12. It is true that apart from the discrepancies mentioned above,Annexrue I of the Original memo contained the names of the other three units while the copy furnished by the petitioner contains the name of only one unit. A suitable
alteration can be seen to have been carried out in the fraudulent and forged charge memo furnished by the petitioner so as to take care of the difference between singular and plural involved. Apart from this, Annexure II to the original charge memo contains the names of 21 units and other details while the copy produced by the petitioner contained only the names of the two units without any other particulars. It is true that the Enquiry Officer had found the petitioner guilty as charged and ordered stoppage of increment for three years with cumulative effect.
13. But, however, I am unable to accept the contention of the learned counsel for the respondents that the respondents apart from proceeding against the petitioner for misleading SIDCO, they are also entitled to proceed against him de-hors the order which it was fraudulently misled into passing, As already seen the explanation offered by the petitioner for the charge memo dated September 19, 1983 was even though not convincings however, taking a lenient view SIDCO has let off the petitioner with a severe reprimand. Having passed an order accepting the explanation of the petitioner I am of the view, the respondents cannot reopen the matter which has already reached its finality. Therefore, the respondents were clearly acting outside their competance and jurisdiction. They had no jurisdiction to subject the petitioner to another penalty for the same act of misconduct for which he had already been reprimanded. Useful reference can be made in this regard to the judgment of a Division Bench of Karnataka High court reported in R.J. Parvatikar v. Guledgud City Municipality AIR 1961 Mysore 181 and Lal Audhraj Singh Lal Rampratap Singh v. State of Madhya Pradesh (1967-II-LLJ-531)

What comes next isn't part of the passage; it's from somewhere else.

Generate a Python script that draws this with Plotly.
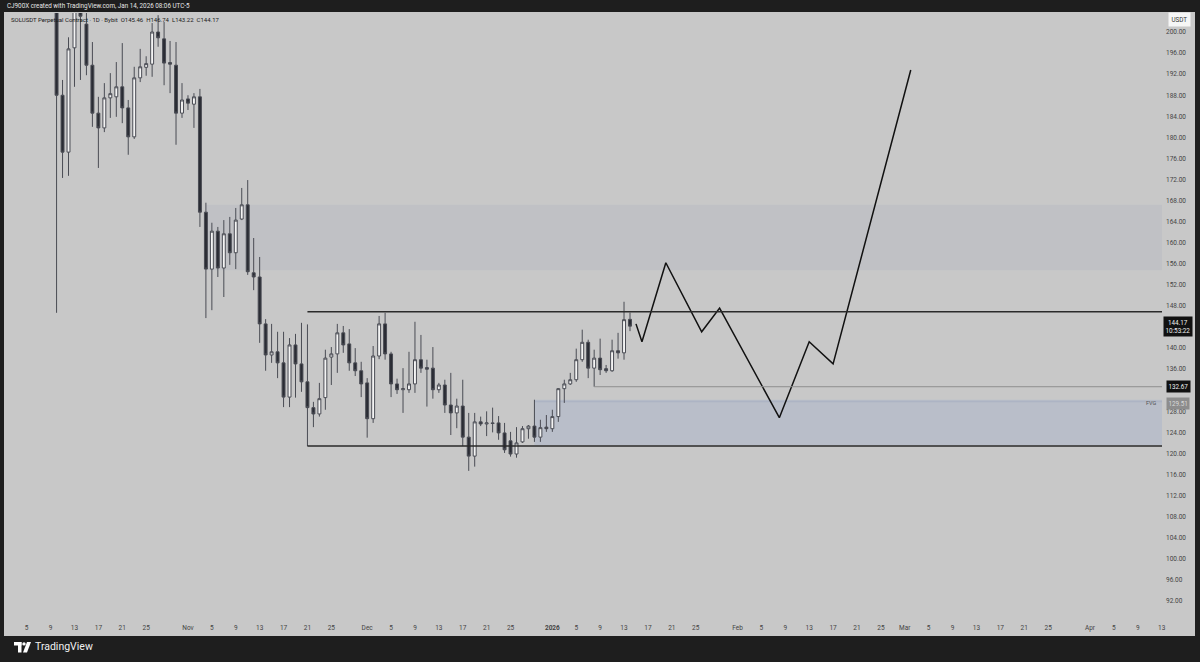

14. The order of the 1st respondent dated February 19, 1991 as confirmed by the second respondent by order dated March 29, 1993 can be valid in the above circumstances only insofar as they relate to the imposition of punishment of withholding of future increments for three years with cumulative effect. In my view, the respondents have no authority to re-serve the earlier charge memo and proceed further on the basis of that charge memo.
15. It was also brought to my notice that the petitioner has committed various irregularities in the release of iron and steel materials to various Small Scale Industrial Units when he was working as Superintendent, RMD, Ambattur. It is not in dispute that on October 21, 1982 the petitioner issued six release orders for the available stock of 100 x 50 indigenous channels. But, in the proposal registers he had indicated three release orders and that he had despatched the same on October 22, 1982. However, in the numbering register maintained by Depot, entries were made in Serial No. 247 that six release orders were issued on October 22, 1982.

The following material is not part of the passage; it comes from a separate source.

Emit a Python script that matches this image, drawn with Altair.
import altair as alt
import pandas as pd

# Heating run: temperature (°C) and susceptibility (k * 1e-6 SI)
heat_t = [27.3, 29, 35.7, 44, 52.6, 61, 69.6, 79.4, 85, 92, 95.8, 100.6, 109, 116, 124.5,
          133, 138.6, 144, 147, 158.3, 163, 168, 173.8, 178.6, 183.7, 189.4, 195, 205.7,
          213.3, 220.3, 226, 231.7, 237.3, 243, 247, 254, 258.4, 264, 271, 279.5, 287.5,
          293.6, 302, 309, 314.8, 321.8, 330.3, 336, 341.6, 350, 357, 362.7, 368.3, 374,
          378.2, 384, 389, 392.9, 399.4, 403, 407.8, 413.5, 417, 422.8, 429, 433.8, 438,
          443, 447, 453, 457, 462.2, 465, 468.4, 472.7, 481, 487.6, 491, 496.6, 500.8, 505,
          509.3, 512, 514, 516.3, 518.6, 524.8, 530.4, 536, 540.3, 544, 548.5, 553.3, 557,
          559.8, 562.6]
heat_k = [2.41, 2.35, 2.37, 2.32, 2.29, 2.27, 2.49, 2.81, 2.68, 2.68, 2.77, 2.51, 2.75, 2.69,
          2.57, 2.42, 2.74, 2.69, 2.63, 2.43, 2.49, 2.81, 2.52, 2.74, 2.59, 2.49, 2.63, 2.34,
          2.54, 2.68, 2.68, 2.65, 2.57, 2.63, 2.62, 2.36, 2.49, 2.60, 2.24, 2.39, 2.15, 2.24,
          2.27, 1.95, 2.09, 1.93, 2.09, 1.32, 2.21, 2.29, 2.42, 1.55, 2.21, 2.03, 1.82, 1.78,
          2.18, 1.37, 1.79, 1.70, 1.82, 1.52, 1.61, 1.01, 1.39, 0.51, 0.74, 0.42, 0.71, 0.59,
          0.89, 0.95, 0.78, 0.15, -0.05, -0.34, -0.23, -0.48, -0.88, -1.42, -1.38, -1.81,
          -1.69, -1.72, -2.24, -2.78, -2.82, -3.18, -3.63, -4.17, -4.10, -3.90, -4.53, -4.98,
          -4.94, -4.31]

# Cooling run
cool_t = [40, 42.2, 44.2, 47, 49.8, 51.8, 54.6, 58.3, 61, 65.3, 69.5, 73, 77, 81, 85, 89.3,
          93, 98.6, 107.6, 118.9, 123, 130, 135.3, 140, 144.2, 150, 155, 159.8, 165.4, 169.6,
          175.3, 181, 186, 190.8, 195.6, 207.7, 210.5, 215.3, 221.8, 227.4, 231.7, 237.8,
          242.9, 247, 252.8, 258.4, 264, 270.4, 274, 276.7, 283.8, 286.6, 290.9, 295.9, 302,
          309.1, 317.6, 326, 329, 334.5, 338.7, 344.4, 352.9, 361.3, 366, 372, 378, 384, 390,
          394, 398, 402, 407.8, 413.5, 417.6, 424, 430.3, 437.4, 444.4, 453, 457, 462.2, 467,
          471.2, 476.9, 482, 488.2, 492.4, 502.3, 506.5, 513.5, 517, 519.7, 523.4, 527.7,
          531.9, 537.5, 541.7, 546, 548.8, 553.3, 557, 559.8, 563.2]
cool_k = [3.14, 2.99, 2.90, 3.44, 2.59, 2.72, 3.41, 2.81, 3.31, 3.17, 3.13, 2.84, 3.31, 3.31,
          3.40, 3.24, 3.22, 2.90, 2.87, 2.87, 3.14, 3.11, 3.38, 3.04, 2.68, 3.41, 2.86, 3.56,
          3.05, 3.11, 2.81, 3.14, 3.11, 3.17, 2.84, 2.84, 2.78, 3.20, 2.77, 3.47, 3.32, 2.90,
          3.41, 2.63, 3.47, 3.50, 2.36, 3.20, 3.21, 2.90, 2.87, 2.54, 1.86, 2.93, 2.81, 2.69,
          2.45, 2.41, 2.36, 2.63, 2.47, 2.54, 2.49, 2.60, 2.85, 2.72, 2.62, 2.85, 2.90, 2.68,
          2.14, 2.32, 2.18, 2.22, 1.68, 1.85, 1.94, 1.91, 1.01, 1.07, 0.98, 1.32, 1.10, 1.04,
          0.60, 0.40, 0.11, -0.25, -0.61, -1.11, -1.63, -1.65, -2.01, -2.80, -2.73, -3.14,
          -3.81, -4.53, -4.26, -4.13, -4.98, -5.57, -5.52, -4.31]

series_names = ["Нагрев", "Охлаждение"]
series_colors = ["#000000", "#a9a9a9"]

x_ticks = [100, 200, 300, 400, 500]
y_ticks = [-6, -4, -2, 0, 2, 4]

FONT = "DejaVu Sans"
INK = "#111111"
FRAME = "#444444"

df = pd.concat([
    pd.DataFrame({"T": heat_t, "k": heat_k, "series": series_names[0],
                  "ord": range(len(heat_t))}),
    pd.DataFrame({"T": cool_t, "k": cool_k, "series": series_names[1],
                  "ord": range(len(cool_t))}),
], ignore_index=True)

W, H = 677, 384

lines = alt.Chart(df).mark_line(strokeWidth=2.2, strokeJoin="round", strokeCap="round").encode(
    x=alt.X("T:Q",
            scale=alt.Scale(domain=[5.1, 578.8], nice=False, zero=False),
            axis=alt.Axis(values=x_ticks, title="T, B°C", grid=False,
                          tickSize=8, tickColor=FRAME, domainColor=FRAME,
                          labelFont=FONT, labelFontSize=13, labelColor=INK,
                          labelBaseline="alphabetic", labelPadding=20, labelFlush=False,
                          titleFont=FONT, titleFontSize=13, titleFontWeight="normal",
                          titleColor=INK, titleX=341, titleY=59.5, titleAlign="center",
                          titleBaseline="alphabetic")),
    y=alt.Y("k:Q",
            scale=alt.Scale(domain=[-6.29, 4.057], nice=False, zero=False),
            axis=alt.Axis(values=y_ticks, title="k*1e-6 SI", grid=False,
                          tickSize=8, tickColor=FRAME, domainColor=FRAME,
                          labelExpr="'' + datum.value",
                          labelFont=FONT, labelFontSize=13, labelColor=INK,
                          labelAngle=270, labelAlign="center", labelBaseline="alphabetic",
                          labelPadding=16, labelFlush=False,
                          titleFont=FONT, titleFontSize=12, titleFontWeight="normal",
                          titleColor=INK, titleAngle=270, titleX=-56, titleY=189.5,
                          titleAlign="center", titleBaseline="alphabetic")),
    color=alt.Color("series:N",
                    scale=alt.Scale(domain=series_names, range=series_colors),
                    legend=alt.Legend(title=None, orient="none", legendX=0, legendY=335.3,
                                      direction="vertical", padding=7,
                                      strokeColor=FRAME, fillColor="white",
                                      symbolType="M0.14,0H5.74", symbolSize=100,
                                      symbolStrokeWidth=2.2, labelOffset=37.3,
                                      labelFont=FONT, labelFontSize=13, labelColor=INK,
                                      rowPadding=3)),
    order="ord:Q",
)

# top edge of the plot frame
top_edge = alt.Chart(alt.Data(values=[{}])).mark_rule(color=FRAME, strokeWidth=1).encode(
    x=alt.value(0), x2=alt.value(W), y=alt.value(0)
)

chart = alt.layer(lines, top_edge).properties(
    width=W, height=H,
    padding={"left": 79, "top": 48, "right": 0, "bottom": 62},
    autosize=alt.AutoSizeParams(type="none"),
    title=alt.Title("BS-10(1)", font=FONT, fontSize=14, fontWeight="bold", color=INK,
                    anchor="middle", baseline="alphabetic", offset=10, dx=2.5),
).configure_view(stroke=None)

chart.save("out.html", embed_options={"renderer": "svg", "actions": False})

16. It is further pointed out that release orders have been issued to various units without entering such release orders in the proposal register. It is also pointed out that even though release orders had not been officially despatched, somehow the parties had obtained copies of the same. It is then pointed out that the petitioner had issued release orders and released iron and steel materials; which were extremely scarce at that time, to various Small Scale Industrial Units which were ineligible to get such release orders. It is also said that the petitioner had released iron and steel materials to various units of his own choice without observing the guidelines and instruction formulated for this purpose. Lastly it is said that the petitioner had issued release orders to the unit which was under suspension at the time of such release. It is therefore, seen that the offences with which the petitioner is charged are all very grave in nature and he has attempted to wriggle out of his liability by employing fraudulent means. The SIDCO had also proceeded against the petitioner in respect of his misconduct at RMD, Ambattur, and imposed the punishment of stoppage of increment for three years with cumulative effect.
17. The Enquiry Officer held that the charges are proved. The 1st respondent, who had gone through the explanation submitted by the petitioner and also the report of the Enquiry Officer, fully agreed with the report of the Enquiry Officer and held that the charges are proved. I am of the view that the petitioner has committed serious lapses and therefore he is liable to be punished. Since all the three charges were proved
against the petitioner beyond any doubt and some were serious in nature, I am also of the view, the punishment of stoppage of increment for three years with cumulative effect imposed by the 1st respondent is just and proper. The 2nd respondent /Appellate Authority has also con-finned the finding of the first authority, considering the gravity of the lapses committed oy the petitioner. Therefore I confirm that part of the order of the respondents imposing the punishment of withholding of increment for three years with cumulative effect.
18. But, however, as pointed out by me earlier, the respondents have no legal right to reopen the proceeding which has culminated into an order on October 11, 1988. It is seen from the said order that the petitioner was let off with a severe warning taking a lenient view. As rightly pointed out by Mr. V. Sairam, the petitioner was proceeded against for his alleged misconduct at RMD, Ambattur and that punishment was imposed on him. He contended that the petitioner has been working with SIDCO for more than
thirty years without any blemish, that the respondents have dropped the charges on their own and when there is only a few months for the petitioner to retire, they have taken vindictive action by re-serving the charge memo issued in the year 1983. The petitioner also had the benefit of stay from this Court from April 29, 1993 in W.M.P.No. 13764 of 1993. I am told that the petitioner is due to retire very shortly. Therefore, taking a lenient view and also taking into consideration of the punishment of stoppage of increment for three years with cumulative effect imposed on the petitioner under the impugned proceedings, I hold that the impugned proceedings are liable to be quashed in so far as they relate to the revival of the earlier charge memo for contemplating further action.
19. In the result, the writ petition is allowed in part, thereby quashing the impugned proceedings of the respondents in so far as they relate to the revival of the original charge memo for contemplating further action against the petitioner. However, there will be no order as to costs.